Pesquisa sobre a América Latina: precisamos aprender a nos conhecer (MIRANDA, Maressa)

07/12/2010 10:52

Entre os dias 10 e 12 de novembro de 2010 participei da 5th Nordic Latin American Research Network Conference, também conhecida como NOLAN 2010. O congresso ocorreu na Universidade de Copenhagen, Dinamarca, e tinha como tema “Society, Culture, and Nature in Latin America: New Political Tendencies”. Conforme explicam os organizadores, o tema da conferência vem de encontro com as profundas transformações políticas pelas quais passa a América Latina pelo menos nos últimos 15 anos, como a emergência e crescimento dos movimentos de povos tradicionais, da tomada do poder de esquerdas moderadas e radicais, e uma mistura de estratégias neoliberais associadas ao crescimento do papel do Estado como um agente na economia.
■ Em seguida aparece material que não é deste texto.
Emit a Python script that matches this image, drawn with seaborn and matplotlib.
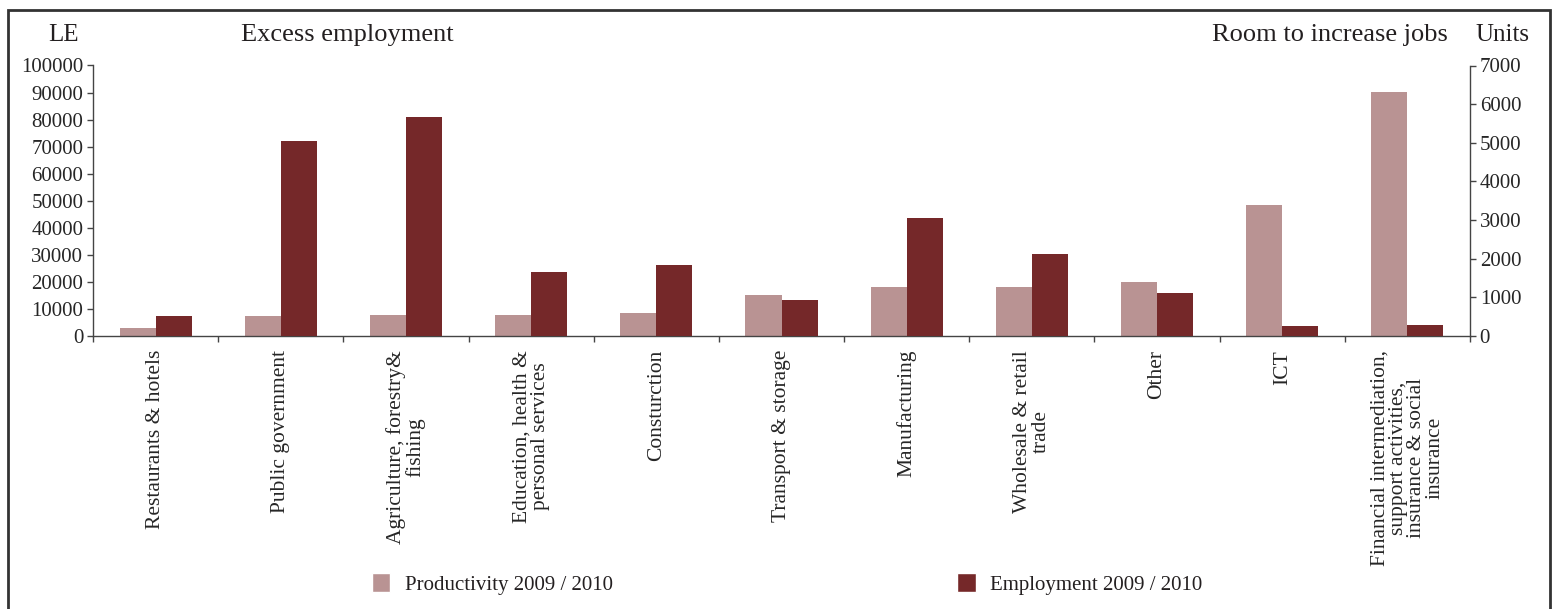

Além da alta qualidade das palestras e trabalhos apresentados na conferência, e da magnífica infra-estrutura que a Universidade de Copenhagen, assim como toda universidade européia e norte-americana disponibiliza aos alunos e professores (salas de aula equipadas, internet wireless em todo o campus, enormes bibliotecas físicas e virtuais com acervos disponibilizados gratuitamente aos alunos, apoio ao aluno estrangeiro, etc.), duas coisas me impressionaram particularmente: o interesse e competência de pesquisadores de várias partes do mundo na América Latina, e o comportamento de palestrantes e organizadores durante a conferência. Explico-me.

 

Muitos participantes eram latino-americanos, mas a maioria dos conferencistas eram dos países nórdicos, de outros países da Europa e dos Estados Unidos. Foi no congresso que eu, mineira, brasileira e latino-americana, descobri como há tanta coisa interessante sendo pensada sobre a América Latina nos países do norte, e como a pesquisa sobre política e sociedade latino-americanas está a toda velocidade. Isso me orgulhou e ao mesmo tempo me decepcionou, já que no Brasil a produção acadêmica sobre nós mesmos, e principalmente sobre nossos vizinhos latinos, é ainda muito incipiente, enquanto que os loiros nórdicos nos estudam profundamente. Ao mesmo tempo, paradoxalmente, as bases de pesquisa e de raciocínio destes pesquisadores ainda precisam ser mais bem “traduzidas” para a América Latina, principalmente no que diz respeito ao plurinacionalismo, ou estados plurinacionais, e às condições de direitos civis e políticos dos povos tradicionais (que discutimos bastante no workshop que participei, Post-Recognition Indigenous Movements and the State in Latin America). Pensar o estado plurinacional na América Latina a partir da confluência de várias culturas dos povos colonizados de forma similar ao estado plurinacional de uma confederação como a União Européia pode render frutos não tão saudáveis. É preciso guardar as devidas diferenças fundamentais entre um e outro.

 

O outro ponto que me chamou atenção foi a forma como os (as) palestrantes e os (as) coordenadores dos workshops se comportam no evento. Apesar de grandes e competentes nomes, referências teóricas para grande parte dos participantes lá presentes, não se cogita do palestrante comparecer no evento no momento de sua palestra, falar e ir embora. Ao contrário, eles participam dos três dias do encontro, debatem, perguntam, conversam com os participantes do evento durante os cafés. Diferente do que acontece no Brasil, os palestrantes não se comportam como “grandes notáveis inacessíveis”, e são contestados em suas exposições e contestam os colegas, fazendo com que as próprias palestras tenham maior coesão no todo do evento. Enfim, temos no Brasil e na América Latina muito material histórico, político e social para estudar. Não precisamos – e não devemos – nos concentrar apenas na Europa, como é do costume da academia brasileira. Temos também bons pesquisadores e teóricos. Talvez seja a hora destes se posicionarem como cientistas que são, e não como super stars.